Sudan and Romania
Tony Grant introduces Julie Flint on the fears the Nuba people have of attacks by government forces in Sudan; and Nick Thorpe, who is in a monastery on the banks of the Danube in Romania.
Tony Grant introduces insight, wit and analysis from correspondents around the world. Today: Julie Flint is in the Nuba Mountains of Sudan, and Nick Thorpe is in a monastery on the banks of the Danube in Romania.
In Sudan, it's the rainy season and there are concerns of a new outbreak of fighting near the border with the newly-independent South.
Many of the tribesmen in the remote Nuba Mountains supported the south in its long battle for secession from the capital Khartoum. Now they find themselves living on the wrong side, the northern side, of the new border line.

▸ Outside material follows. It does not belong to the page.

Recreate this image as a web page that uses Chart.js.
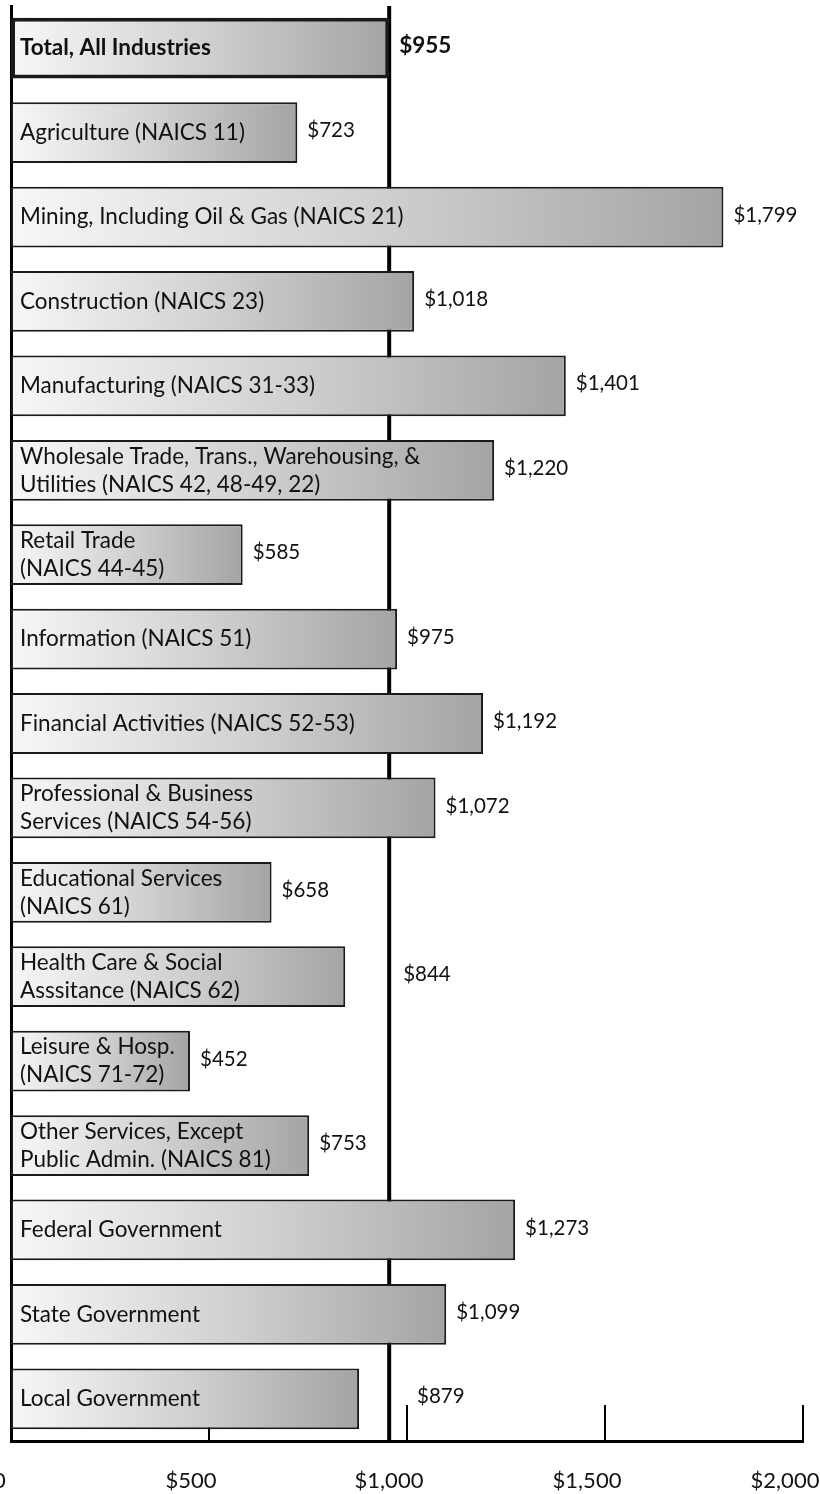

And Julie Flint says they fear that when the rains stop, they will once again come under attack by government forces.
The Orthodox Church and other parts of the Christian faith have been celebrating the Day of the Holy Cross. It marks the occasion nearly 17-hundred years ago when, it's said, the cross on which Jesus was crucified was found in Jerusalem. In Romania, people have been gathering at a monastery overlooking the River Danube. Nick Thorpe tells us visitors believe it's a place where their ailments can be washed away in holy water.